Prompt
Retype only what runs from the beginning of the data through the line with "W, H = 1151, 440"; please omit the pictures and keep every line exact.

──────── Data shown

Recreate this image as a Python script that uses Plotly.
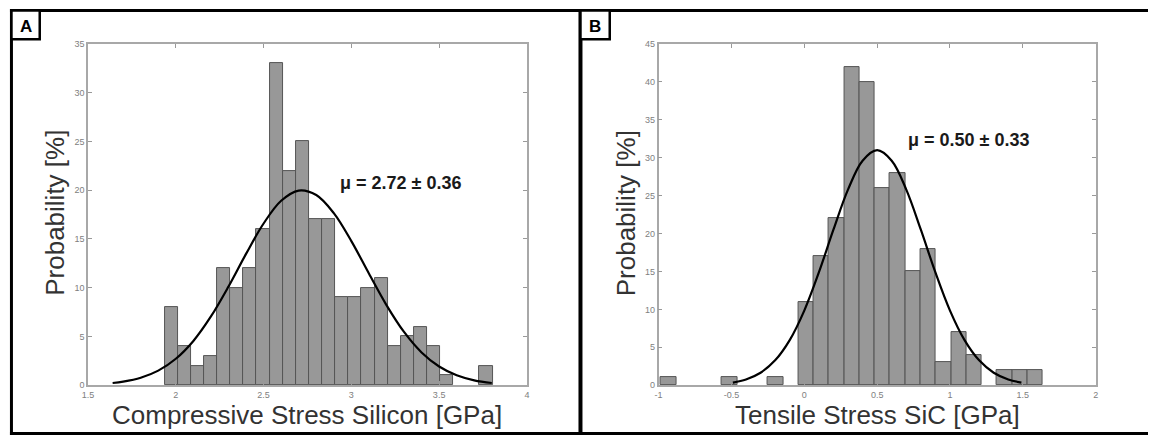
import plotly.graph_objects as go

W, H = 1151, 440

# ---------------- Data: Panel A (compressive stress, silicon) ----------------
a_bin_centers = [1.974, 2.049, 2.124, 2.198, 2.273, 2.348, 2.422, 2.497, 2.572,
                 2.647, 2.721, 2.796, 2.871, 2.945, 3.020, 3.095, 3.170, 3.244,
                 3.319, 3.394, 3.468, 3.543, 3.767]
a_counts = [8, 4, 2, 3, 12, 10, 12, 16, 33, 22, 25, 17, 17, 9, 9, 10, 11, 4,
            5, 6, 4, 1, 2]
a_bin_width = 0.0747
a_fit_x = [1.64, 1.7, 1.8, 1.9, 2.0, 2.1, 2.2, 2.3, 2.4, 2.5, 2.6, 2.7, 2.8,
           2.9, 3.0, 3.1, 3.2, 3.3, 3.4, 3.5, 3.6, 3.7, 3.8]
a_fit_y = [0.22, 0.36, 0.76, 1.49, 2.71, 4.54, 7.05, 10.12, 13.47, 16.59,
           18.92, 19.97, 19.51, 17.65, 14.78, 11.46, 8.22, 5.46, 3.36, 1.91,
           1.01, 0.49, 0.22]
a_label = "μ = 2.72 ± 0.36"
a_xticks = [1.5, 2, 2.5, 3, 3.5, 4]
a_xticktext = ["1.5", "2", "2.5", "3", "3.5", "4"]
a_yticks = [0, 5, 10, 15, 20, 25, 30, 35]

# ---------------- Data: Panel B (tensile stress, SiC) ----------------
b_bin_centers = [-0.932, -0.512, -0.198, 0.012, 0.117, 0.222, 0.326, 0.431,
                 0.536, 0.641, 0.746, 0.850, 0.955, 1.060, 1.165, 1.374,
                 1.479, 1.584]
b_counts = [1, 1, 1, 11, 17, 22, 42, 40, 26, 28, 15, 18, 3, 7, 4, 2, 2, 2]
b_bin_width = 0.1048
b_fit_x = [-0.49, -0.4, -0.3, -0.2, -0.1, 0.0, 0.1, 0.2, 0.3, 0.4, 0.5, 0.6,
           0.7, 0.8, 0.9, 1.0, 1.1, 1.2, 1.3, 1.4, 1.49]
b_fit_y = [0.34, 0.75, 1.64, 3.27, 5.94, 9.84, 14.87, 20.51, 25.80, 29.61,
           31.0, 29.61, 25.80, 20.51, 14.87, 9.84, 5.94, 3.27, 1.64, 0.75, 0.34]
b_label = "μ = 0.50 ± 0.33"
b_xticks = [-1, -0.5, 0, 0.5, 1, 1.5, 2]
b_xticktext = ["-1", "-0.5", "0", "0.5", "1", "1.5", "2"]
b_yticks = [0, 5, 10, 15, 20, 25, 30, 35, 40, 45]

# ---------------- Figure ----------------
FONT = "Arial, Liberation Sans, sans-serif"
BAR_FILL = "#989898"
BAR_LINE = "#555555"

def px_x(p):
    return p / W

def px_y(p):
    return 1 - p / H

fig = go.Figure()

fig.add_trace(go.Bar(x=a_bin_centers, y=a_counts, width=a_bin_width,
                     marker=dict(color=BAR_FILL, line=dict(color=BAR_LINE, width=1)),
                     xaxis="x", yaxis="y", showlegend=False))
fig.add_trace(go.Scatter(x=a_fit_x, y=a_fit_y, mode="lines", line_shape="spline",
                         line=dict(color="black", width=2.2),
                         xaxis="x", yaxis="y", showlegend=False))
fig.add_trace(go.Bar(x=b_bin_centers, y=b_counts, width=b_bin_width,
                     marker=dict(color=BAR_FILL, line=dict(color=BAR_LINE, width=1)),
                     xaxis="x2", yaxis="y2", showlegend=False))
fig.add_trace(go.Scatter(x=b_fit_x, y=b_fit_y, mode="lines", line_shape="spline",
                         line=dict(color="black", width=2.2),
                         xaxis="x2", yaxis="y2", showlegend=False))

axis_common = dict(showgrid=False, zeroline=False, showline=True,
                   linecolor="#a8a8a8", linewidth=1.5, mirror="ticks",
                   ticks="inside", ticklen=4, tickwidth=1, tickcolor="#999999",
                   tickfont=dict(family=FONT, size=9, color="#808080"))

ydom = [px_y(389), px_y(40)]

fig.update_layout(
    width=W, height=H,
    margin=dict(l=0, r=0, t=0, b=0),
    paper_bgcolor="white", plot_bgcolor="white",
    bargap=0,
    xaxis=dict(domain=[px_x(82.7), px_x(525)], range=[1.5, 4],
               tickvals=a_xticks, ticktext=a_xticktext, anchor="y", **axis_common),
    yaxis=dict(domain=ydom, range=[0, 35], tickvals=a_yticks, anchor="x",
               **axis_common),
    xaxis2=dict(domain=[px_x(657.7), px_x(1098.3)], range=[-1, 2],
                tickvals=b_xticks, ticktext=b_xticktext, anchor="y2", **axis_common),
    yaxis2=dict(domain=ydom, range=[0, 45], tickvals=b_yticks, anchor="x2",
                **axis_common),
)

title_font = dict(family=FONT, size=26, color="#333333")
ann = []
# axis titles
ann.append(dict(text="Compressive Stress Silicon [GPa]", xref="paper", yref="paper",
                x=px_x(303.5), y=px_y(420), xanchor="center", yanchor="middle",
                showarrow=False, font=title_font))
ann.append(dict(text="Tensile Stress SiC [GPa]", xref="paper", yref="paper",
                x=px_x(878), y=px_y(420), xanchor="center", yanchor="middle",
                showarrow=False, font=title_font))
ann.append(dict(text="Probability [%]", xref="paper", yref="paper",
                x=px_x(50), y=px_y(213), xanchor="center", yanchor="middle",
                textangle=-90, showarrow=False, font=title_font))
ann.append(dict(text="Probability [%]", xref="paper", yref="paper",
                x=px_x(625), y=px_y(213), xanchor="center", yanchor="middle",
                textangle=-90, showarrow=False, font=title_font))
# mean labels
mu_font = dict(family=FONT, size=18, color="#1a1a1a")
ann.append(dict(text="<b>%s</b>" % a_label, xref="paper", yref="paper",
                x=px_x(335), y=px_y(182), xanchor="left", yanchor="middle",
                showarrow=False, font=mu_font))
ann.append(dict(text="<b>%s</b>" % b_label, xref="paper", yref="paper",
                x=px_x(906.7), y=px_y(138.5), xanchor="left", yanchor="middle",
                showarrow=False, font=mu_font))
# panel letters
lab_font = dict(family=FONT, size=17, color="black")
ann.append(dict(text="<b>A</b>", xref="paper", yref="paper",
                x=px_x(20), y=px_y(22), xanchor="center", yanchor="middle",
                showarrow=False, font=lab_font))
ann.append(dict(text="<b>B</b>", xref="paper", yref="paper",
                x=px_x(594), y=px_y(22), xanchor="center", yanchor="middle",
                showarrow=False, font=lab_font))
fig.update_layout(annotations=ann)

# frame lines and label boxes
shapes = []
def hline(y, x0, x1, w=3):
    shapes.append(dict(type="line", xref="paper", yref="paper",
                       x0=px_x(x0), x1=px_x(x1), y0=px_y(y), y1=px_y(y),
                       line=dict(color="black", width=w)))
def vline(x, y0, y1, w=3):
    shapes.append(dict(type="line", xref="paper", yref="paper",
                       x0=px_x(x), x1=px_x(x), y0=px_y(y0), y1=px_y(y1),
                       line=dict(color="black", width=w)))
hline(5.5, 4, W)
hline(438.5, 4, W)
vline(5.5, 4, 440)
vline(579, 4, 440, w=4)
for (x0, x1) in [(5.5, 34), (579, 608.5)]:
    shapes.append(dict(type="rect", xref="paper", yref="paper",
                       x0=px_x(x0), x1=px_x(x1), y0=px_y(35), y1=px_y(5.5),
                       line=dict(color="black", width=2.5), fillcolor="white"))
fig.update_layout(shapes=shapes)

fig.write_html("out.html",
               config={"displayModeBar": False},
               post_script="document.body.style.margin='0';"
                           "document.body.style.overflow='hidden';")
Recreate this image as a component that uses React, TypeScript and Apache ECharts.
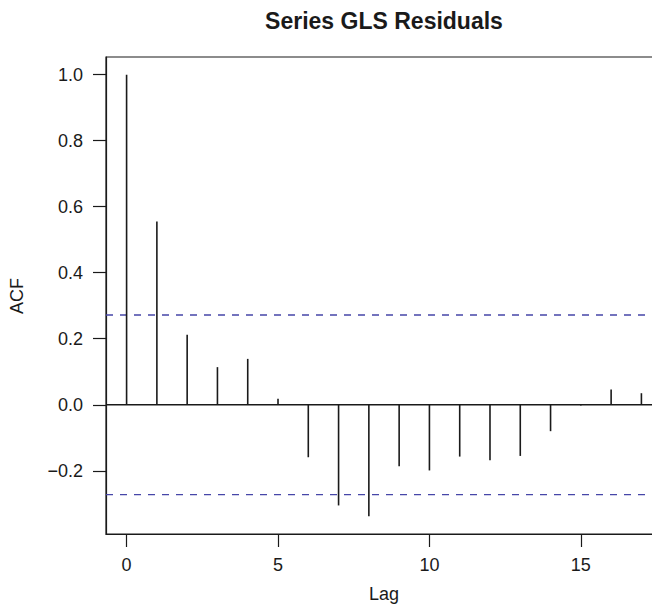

────────────────

Task result
Recreate this image as a Python script that uses Plotly.
import plotly.graph_objects as go

W, H = 1151, 440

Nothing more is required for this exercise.